Metro station in Kochi, India

Aluva is an elevated metro station serving as the northern terminal of the Kochi Metro. It is located besides the Aluva flyover near the Aluva market and the banks of the Periyar river. Spread over an area of 1.5 lakh square feet, it is Kochi Metro’s second biggest station after Vadakkekota. It was inaugurated by the Prime Minister of India Narendra Modi on 17 June and opened for public on 19 June 2017 as a part of the first stretch of the metro system, between Aluva and Palarivattom. Aluva Metro station has Periyar river as its theme. Along with images of rivers, the floors of the station are also designed to symbolize the river water resources.
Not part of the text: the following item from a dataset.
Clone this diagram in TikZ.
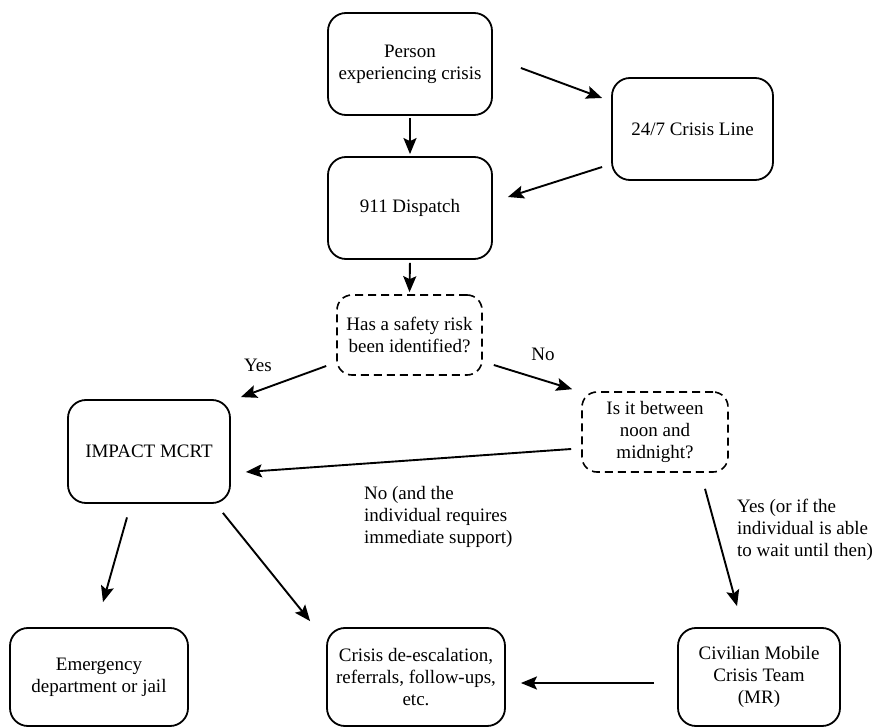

==Location and connections==

Aluva metro station is located on the side of the Aluva flyover along the National Highway 544 at Aluva Bypass Junction. Aluva private bus stand is located adjacent to the metro station and provides services to Perumbavoor, Angamaly, Mala, Paravoor, Kochi Airport, Kalady along with many other places. Additionally, buses stop at the entrance of the metro station to accommodate passengers. Aluva railway station and Aluva KSRTC bus station are situated 1.50 km away from the metro station. Long distance KSRTC buses have their stop in front of the metro station. There are also feeder bus services from the station to the airport.